### WHAT IS NEEDED
Check each line of the listing below for the word "diagram" and say how many lines have it. Nothing else should be written.

** start EXERCISE MATERIALS **

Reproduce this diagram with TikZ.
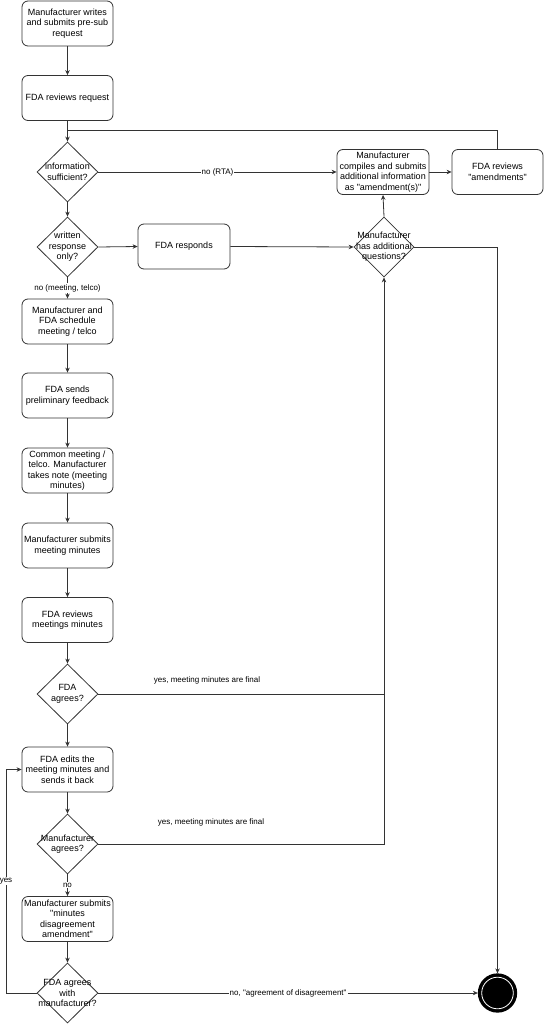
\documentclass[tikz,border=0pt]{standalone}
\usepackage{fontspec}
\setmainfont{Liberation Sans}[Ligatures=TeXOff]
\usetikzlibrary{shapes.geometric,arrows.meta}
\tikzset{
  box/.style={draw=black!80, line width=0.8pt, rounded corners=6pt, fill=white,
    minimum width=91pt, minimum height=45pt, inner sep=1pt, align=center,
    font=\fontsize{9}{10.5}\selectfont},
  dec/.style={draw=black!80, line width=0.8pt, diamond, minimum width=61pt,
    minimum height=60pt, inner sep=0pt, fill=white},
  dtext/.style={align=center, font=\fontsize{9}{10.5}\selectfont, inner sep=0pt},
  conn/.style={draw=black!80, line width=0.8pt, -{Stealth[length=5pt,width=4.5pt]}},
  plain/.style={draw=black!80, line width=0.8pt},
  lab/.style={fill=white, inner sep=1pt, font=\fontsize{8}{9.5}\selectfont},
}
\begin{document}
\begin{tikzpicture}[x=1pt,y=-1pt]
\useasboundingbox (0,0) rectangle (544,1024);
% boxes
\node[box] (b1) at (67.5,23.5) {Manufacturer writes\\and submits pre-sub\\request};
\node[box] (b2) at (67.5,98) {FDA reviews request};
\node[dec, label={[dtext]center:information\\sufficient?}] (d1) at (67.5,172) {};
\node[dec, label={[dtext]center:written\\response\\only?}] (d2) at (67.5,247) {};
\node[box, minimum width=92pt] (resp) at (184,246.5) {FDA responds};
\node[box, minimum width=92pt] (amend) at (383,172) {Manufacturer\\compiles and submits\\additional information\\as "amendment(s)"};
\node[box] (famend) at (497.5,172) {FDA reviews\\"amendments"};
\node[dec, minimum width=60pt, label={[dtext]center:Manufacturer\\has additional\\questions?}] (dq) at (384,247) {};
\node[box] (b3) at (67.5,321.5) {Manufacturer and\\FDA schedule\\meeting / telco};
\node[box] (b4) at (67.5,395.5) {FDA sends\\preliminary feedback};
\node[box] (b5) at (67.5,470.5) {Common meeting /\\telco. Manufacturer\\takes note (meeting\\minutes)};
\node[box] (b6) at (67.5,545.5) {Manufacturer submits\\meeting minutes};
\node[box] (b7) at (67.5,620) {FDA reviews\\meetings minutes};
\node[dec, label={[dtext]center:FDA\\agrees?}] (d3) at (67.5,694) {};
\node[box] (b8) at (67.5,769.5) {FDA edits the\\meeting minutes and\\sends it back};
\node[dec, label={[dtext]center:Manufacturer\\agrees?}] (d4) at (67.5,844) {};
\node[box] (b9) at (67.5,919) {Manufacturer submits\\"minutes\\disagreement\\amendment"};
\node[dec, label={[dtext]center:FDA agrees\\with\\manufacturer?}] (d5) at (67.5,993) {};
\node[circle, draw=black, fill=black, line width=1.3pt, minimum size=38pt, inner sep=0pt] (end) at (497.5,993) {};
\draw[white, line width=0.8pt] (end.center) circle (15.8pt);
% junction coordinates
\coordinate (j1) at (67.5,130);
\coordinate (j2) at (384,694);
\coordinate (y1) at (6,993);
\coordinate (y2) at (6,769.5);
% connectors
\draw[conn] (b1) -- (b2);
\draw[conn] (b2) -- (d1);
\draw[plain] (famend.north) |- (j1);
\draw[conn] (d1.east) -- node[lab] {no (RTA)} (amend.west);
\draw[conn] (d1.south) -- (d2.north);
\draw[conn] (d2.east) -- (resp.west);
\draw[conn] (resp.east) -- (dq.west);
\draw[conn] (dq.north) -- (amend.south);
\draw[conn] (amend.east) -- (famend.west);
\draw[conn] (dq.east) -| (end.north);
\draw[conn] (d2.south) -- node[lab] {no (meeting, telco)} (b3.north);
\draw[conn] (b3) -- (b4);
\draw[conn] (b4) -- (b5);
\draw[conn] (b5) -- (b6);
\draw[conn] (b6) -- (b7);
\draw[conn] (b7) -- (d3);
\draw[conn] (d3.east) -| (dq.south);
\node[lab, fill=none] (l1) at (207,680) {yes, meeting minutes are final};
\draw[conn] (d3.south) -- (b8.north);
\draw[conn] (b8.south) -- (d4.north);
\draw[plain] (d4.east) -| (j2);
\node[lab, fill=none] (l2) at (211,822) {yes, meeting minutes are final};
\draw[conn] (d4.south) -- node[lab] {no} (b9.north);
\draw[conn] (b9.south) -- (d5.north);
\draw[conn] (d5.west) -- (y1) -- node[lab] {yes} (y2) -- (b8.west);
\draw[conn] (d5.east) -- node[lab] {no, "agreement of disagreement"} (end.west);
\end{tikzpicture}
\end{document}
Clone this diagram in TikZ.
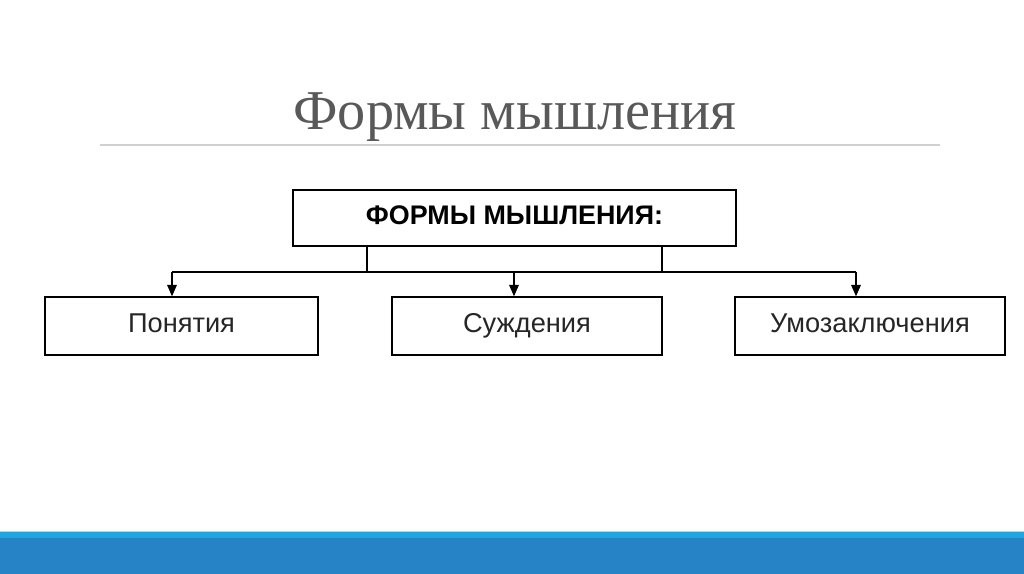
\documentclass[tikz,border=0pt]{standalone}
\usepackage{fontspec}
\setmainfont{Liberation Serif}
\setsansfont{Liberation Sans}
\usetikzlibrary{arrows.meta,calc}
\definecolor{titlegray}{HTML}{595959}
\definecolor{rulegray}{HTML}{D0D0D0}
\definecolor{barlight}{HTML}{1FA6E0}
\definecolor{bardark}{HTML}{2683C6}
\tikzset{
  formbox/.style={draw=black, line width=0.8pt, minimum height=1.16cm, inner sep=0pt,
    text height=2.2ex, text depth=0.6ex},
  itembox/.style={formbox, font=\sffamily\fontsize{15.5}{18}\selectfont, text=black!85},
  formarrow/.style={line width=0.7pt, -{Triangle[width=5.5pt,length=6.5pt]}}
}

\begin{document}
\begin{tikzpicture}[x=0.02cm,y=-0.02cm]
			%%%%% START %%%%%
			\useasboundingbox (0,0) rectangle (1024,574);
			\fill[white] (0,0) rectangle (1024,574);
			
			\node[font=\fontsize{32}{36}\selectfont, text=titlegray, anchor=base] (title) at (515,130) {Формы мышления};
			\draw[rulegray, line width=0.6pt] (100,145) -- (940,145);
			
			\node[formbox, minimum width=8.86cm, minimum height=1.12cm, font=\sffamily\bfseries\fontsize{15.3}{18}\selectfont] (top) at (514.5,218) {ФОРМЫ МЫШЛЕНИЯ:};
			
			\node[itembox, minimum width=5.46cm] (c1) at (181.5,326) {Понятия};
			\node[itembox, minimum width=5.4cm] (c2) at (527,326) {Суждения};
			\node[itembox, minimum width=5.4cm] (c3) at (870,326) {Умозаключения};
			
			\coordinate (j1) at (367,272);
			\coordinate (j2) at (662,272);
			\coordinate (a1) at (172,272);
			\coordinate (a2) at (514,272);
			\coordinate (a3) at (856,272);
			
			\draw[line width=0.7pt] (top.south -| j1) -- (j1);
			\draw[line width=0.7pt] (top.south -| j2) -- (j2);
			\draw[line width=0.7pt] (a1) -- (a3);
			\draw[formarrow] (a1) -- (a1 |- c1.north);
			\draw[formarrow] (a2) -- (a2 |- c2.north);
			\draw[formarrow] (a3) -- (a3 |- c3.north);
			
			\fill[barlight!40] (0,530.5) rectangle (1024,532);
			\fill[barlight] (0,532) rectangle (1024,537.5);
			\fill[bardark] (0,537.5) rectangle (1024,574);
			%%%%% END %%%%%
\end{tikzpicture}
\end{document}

** end EXERCISE MATERIALS **

### SOLUTION FOR THIS PROBLEM
2